Ungeachtet dessen wird in der Studie schon zu Beginn (vgl. S. 3) festgehalten, dass in ihr "alle Phänomene im Zusammenhang mit elektromagnetischen Feldern" "nicht betrachtet" (ohne Hervorhebungen im Original) werden; die Studie habe (lediglich) "den Status einer Untersuchung zur grundsätzlichen Realisierung einer Kabellösung"; "(j)ede technologische Lösung, sowohl mit Freileitung als auch mit Kabel, kann im Hinblick auf vorgegebene und einzuhaltende Grenzwerte für Felder elektromagnetisch verträglich gestaltet werden". Derart fehlt in dieser Studie die Betrachtung einer für das Projekt der Steiermarkleitung wesentlichen Frage, wie sie in Punkt II.10. des Erkenntnisses Zl. 2007/05/0101 behandelt wird. Schon von daher ist auch mit dem Hinweis, dass Immissionsbelastungen für zu schützende Güter "möglichst gering" zu halten seien, nichts zu gewinnen.

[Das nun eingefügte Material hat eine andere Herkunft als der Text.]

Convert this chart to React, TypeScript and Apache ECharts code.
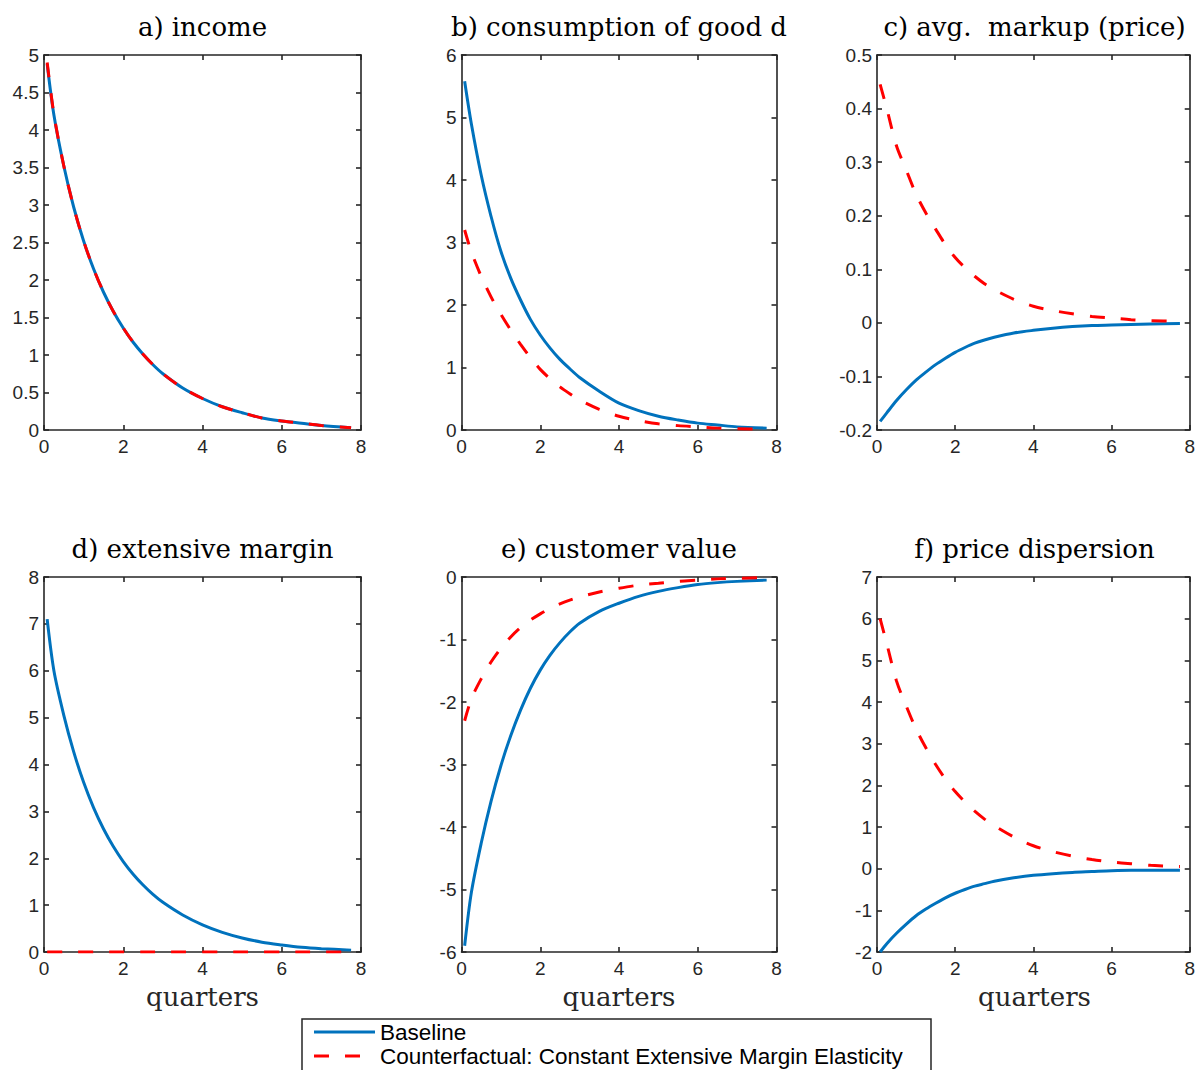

Die Beschwerdeausführungen betreffend die Belastung der Steiermarkleitung mit "thermischen Grenzstrom" erweisen sich schließlich aus den im hg. Erkenntnis vom heutigen Tag, Zl. 2007/05/0115, ersichtlichen Erwägungen (vgl. Punkt II.5.) als nicht zielführend; auch auf dieses Erkenntnis wird gemäß § 43 Abs. 2 VwGG verwiesen.
Vor diesem Hintergrund kann die Auffassung der belangten Behörde, dass diese Studie nicht zu einer Neubewertung des Projekts der Steiermarkleitung im Grunde des § 17 UVP-G 2000 führen könne, nicht als rechtswidrig angesehen werden. Damit geht auch die Verfahrensrüge fehl, die belangte Behörde sei dem Antrag, einen namentlich genannten Bearbeiter der Studie als Zeugen zu vernehmen, nicht gefolgt.
4.3. Die Beschwerde war daher gemäß § 42 Abs. 1 VwGG als unbegründet abzuweisen.
4.4. Der Spruch über den Aufwandersatz beruht auf §§ 47 ff VwGG iVm der VwGH-Aufwandersatzverordnung 2008.